Although the marketplace is better suited for small-scale projects and piecemeal improvements, it should also feature larger endeavors such as the construction or maintenance of a health center or an education center. On top of providing immediate funding, donors should have the opportunities to assume responsibility for particular parts of large-scale projects (to pay the teacher’s salary, sponsor a scholarship, cover the cost of utilities, etc.) and to permanently fund certain operational or maintenance expenditures.

Donors have the opportunity to donate funds as infrequently as they wish and without future obligations. The people who may not have a lot of funds to contribute will still have the power to set standards and measure performance. In doing so, registered users will positively influence development policies and management to ensure that aid is used in productive ways and gets to those who need it the most.

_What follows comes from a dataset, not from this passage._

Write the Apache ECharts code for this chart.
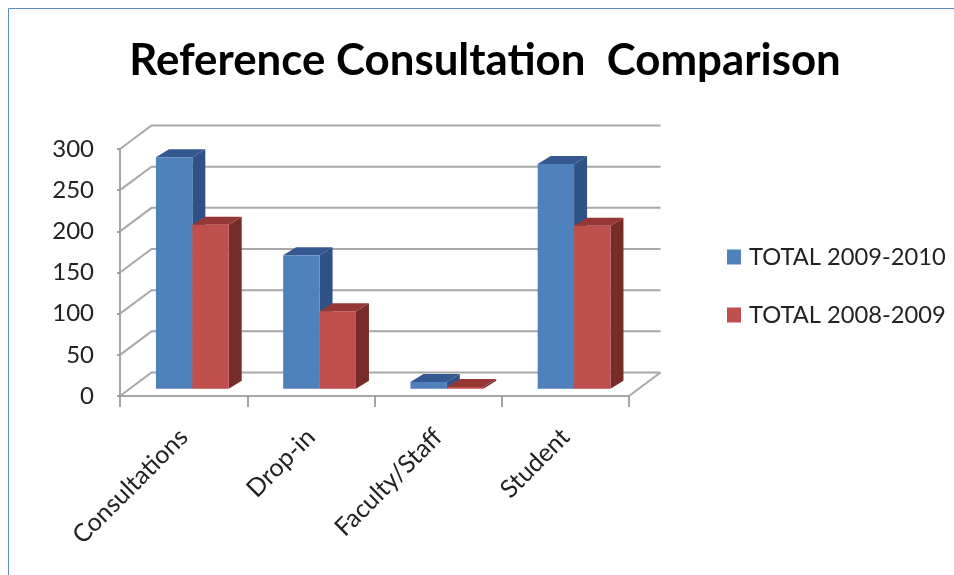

Recently, Google Earth and Cisco started working with the UN, they plan on pooling available information and building a database so as to help improve effectiveness. I sincerely hope that this particular development will progress towards a transparent marketplace similar to the one prescribed here—an aid market for the new aid environment.


The New Aid Environment

The benefits of establishing an aid market for the funding of development projects are broad and essential for greater effectiveness. The transformation will address many of the issues created by collective responsibility and constructively build on the egocentric nature of donors. Its constructive processes could generate basic context information and help to improve both the evaluation and utilization of aid. It will foster constructive cooperation between investors, local NGOs and other stakeholders. The available information will help to reduce costs of selecting the appropriate recipients of tax credits and, for investors, to identify benevolent opportunities.

The World Bank reported that in 2004, the average fee charged for remittances was 12% of the transfer amount. Real Aid (2006) reported that in 2003 about 13% of the donated aid funds were used to pay for the transaction of those funds. As opposed to setting conditions for top-down reforms, the World Bank (or other IFIs) should promote and provide the services needed to share wealth and minimize the cost of transactions. The interplay of cell phones and internet platforms will help to reduce this cost of delivering assistance. The appraisal system suggested above calculates a 2.5% transaction fee. This charge should be used to cover any operational costs. If there are surplus funds, then those funds ought to be redirected into the market to support benevolent projects.

Remittances have the potential of benefiting the most from the introduction of a project-based donation market. Legal workers (paying taxes), no matter whether they just migrated or not, should be able to donate funds to a charitable cause and take advantage of the provided tax benefits. If the funds are to help people alleviate from the state of poverty, then the donation of those funds ought to have the same sort of tax benefits, as do other charitable donations. In the case of remittances, as long as the recipient family has proposed how to allocate the donated funds in a benevolent manner, the provider of that aid should be able to enjoy tax credits. By facilitating these transactions, the market will increase the realized value of remittances and help to improve the monitoring of their utilization. In addition, the project-based donation market allows us to advance market commitment wherein donors may promise to purchase a set number of doses at a set price, this sort of a drug innovation project would install an incentive that drug companies are more likely to respond to.